Hit the JACKPOT
Inked|November 2021
Rapper Latto on breaking into hip-hop, representing Atlanta and making her next big move.
Devon preston

In hip-hop, a rapper’s name is everything. History won’t remember Jacques Webster II or Calvin Broadus Jr., but it will remember Travis Scott and Snoop Dogg. On the other hand, sometimes changing your name is an essential part of your artistic growth. At the start of 2021, only a matter of months after dropping the album that put her on the map, Latto chose to change her name from Mulatto as a way to move on from the negative connotations of this word and start fresh. “I was in a mindset of wanting to change my name,” Latto says. “I felt that it wasn’t being perceived in the right way and I wanted to address the name change, but I wasn’t sure how I wanted to address it yet. I was like, ‘I could do a mini-documentary, I could make an Instagram post, I could do an Instagram live.’ But I was like, ‘Nah, fuck all of that. I’m a rapper and I need to address this in music.’”
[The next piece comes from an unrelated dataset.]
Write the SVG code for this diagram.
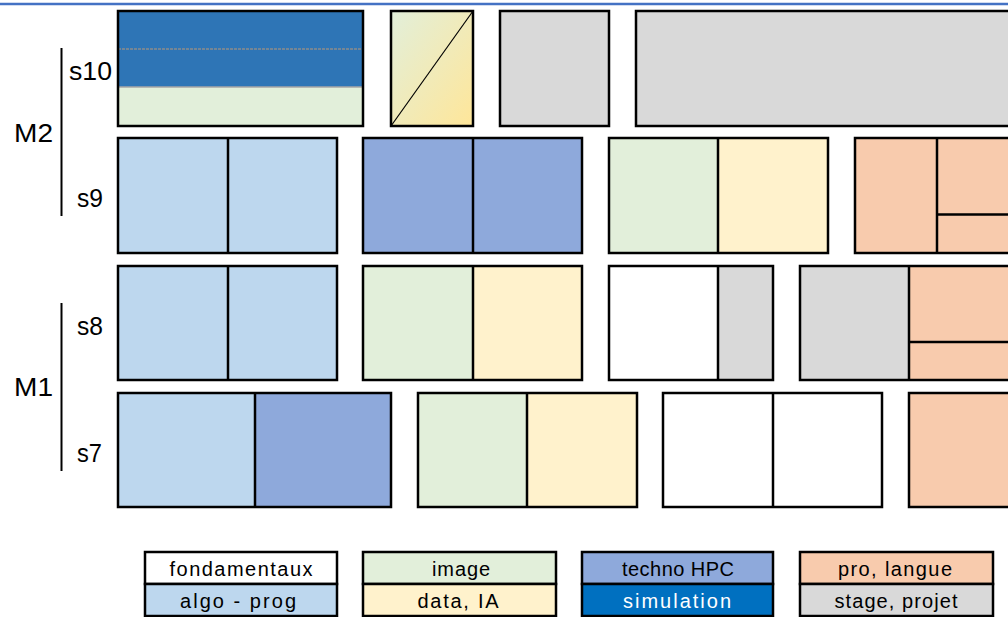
<svg xmlns="http://www.w3.org/2000/svg" width="1008" height="617" viewBox="0 0 1008 617">
<style>
.b{stroke:#000;stroke-width:2.5;}
.d{stroke:#000;stroke-width:2.5;fill:none;}
.fo{fill:#FFFFFF}.ap{fill:#BDD7EE}.im{fill:#E2EFDA}.da{fill:#FFF2CC}.th{fill:#8EA9DB}.si{fill:#2E75B6}.pl{fill:#F8CBAD}.sp{fill:#D9D9D9}
.lab{font-family:"Liberation Sans",Arial,sans-serif;font-size:26px;fill:#000}
.lg{font-family:"Liberation Sans",Arial,sans-serif;font-size:20px;fill:#000;text-anchor:middle}
</style>
<defs>
<linearGradient id="grad" x1="0" y1="0" x2="1" y2="1">
<stop offset="0" stop-color="#E2EFDA"/>
<stop offset="1" stop-color="#FFE699"/>
</linearGradient>
</defs>
<line x1="0" y1="4" x2="1008" y2="4" stroke="#4472C4" stroke-width="2.5"/>
<g id="labels">
<text class="lab" x="69" y="80" textLength="43" lengthAdjust="spacingAndGlyphs">s10</text>
<text class="lab" x="77" y="207" textLength="26" lengthAdjust="spacingAndGlyphs">s9</text>
<text class="lab" x="77" y="335" textLength="26" lengthAdjust="spacingAndGlyphs">s8</text>
<text class="lab" x="77" y="462" textLength="25" lengthAdjust="spacingAndGlyphs">s7</text>
<text class="lab" x="14" y="142" textLength="39" lengthAdjust="spacingAndGlyphs">M2</text>
<text class="lab" x="14" y="396" textLength="39" lengthAdjust="spacingAndGlyphs">M1</text>
</g>
<g id="connectors">
<line x1="61.5" y1="48" x2="61.5" y2="216" stroke="#000" stroke-width="2"/>
<line x1="61.5" y1="303" x2="61.5" y2="471" stroke="#000" stroke-width="2"/>
</g>
<g id="s10-sim">
<rect class="si" x="118" y="11" width="245" height="76"/>
<rect class="im" x="118" y="87" width="245" height="39"/>
<line x1="118" y1="49" x2="363" y2="49" stroke="#8C8C8C" stroke-width="1.5" stroke-dasharray="3 1"/>
<line x1="118" y1="87" x2="363" y2="87" stroke="#A6A6A6" stroke-width="1.5"/>
<rect class="d" x="118" y="11" width="245" height="115"/>
</g>
<g id="s10-grad">
<rect class="b" x="391" y="11" width="82" height="115" fill="url(#grad)"/>
<line x1="391" y1="126" x2="473" y2="11" stroke="#000" stroke-width="1.2"/>
</g>
<g id="s10-stage1"><rect class="b sp" x="500" y="11" width="109" height="115"/></g>
<g id="s10-stage2"><rect class="b sp" x="636" y="11" width="400" height="115"/></g>

<g id="s9-algo">
<rect class="b ap" x="118" y="138" width="219" height="115"/>
<line class="d" x1="228" y1="138" x2="228" y2="253"/>
</g>
<g id="s9-hpc">
<rect class="b th" x="363" y="138" width="219" height="115"/>
<line class="d" x1="473" y1="138" x2="473" y2="253"/>
</g>
<g id="s9-image">
<rect class="im" x="609" y="138" width="109" height="115"/>
<rect class="da" x="718" y="138" width="110" height="115"/>
<rect class="d" x="609" y="138" width="219" height="115"/>
<line class="d" x1="718" y1="138" x2="718" y2="253"/>
</g>
<g id="s9-pro">
<rect class="b pl" x="855" y="138" width="180" height="115"/>
<line class="d" x1="937" y1="138" x2="937" y2="253"/>
<line class="d" x1="937" y1="214.5" x2="1035" y2="214.5"/>
</g>

<g id="s8-algo">
<rect class="b ap" x="118" y="266" width="219" height="114"/>
<line class="d" x1="228" y1="266" x2="228" y2="380"/>
</g>
<g id="s8-image">
<rect class="im" x="363" y="266" width="110" height="114"/>
<rect class="da" x="473" y="266" width="109" height="114"/>
<rect class="d" x="363" y="266" width="219" height="114"/>
<line class="d" x1="473" y1="266" x2="473" y2="380"/>
</g>
<g id="s8-fond">
<rect class="fo" x="609" y="266" width="109" height="114"/>
<rect class="sp" x="718" y="266" width="55" height="114"/>
<rect class="d" x="609" y="266" width="164" height="114"/>
<line class="d" x1="718" y1="266" x2="718" y2="380"/>
</g>
<g id="s8-pro">
<rect class="sp" x="800" y="266" width="109" height="114"/>
<rect class="pl" x="909" y="266" width="126" height="114"/>
<rect class="d" x="800" y="266" width="235" height="114"/>
<line class="d" x1="909" y1="266" x2="909" y2="380"/>
<line class="d" x1="909" y1="342" x2="1035" y2="342"/>
</g>

<g id="s7-algo">
<rect class="ap" x="118" y="393" width="137" height="114"/>
<rect class="th" x="255" y="393" width="136" height="114"/>
<rect class="d" x="118" y="393" width="273" height="114"/>
<line class="d" x1="255" y1="393" x2="255" y2="507"/>
</g>
<g id="s7-image">
<rect class="im" x="418" y="393" width="109" height="114"/>
<rect class="da" x="527" y="393" width="110" height="114"/>
<rect class="d" x="418" y="393" width="219" height="114"/>
<line class="d" x1="527" y1="393" x2="527" y2="507"/>
</g>
<g id="s7-fond">
<rect class="b fo" x="663" y="393" width="219" height="114"/>
<line class="d" x1="773" y1="393" x2="773" y2="507"/>
</g>
<g id="s7-pro"><rect class="b pl" x="909" y="393" width="126" height="114"/></g>

<g id="legend-fond">
<rect class="b fo" x="145" y="552" width="192" height="32"/>
<text class="lg" x="241" y="576" textLength="143" lengthAdjust="spacing">fondamentaux</text>
</g>
<g id="legend-algo">
<rect class="b ap" x="145" y="584" width="192" height="32"/>
<text class="lg" x="238" y="608" textLength="116" lengthAdjust="spacing">algo - prog</text>
</g>
<g id="legend-image">
<rect class="b im" x="363" y="552" width="193" height="32"/>
<text class="lg" x="461" y="576" textLength="58" lengthAdjust="spacing">image</text>
</g>
<g id="legend-data">
<rect class="b da" x="363" y="584" width="193" height="32"/>
<text class="lg" x="458" y="608" textLength="81" lengthAdjust="spacing">data, IA</text>
</g>
<g id="legend-hpc">
<rect class="b th" x="582" y="552" width="191" height="32"/>
<text class="lg" x="678" y="576" textLength="112" lengthAdjust="spacing">techno HPC</text>
</g>
<g id="legend-sim">
<rect class="b" fill="#0070C0" x="582" y="584" width="191" height="32"/>
<text class="lg" x="677" y="608" textLength="108" lengthAdjust="spacing" style="fill:#FFFFFF">simulation</text>
</g>
<g id="legend-pro">
<rect class="b pl" x="800" y="552" width="193" height="32"/>
<text class="lg" x="895" y="576" textLength="114" lengthAdjust="spacing">pro, langue</text>
</g>
<g id="legend-stage">
<rect class="b sp" x="800" y="584" width="193" height="32"/>
<text class="lg" x="896" y="608" textLength="123" lengthAdjust="spacing">stage, projet</text>
</g>
</svg>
Latto’s way of reintroducing herself to the world was through her single “The Biggest.” In this song, she addresses her haters head-on, with lyrics such as “Fuck it, I’ll change my name but I bet they still gon’ find somethin’.” At the same time, she also takes accountability and responsibility for the situation at hand, which is often easier said than done. “I can’t just put the blame on everybody, maybe I wasn’t packaging the name right,” she says. “I think that some things aren’t meant to be brought back and can be left in the past. I’ve also been rapping for a long time and at 8 years old, of course, I’m not hearing what anybody else has to say. Now I’m 22 and I’m a grown woman now. I’m maturing mentally, I can see the bigger picture and I can self-reflect.”

Before Latto was even Mulatto, she was Alyssa Stephens, a music-loving kid living just south of Atlanta. Despite being born in Columbus, Ohio, Latto has always called Atlanta her home and attributes the ATL with shaping who she’s become. “I credit my city for everything about me,” she says. “It’s how I talk, how I rap, how I dress and my overall aura, not just as an artist, but as a person.”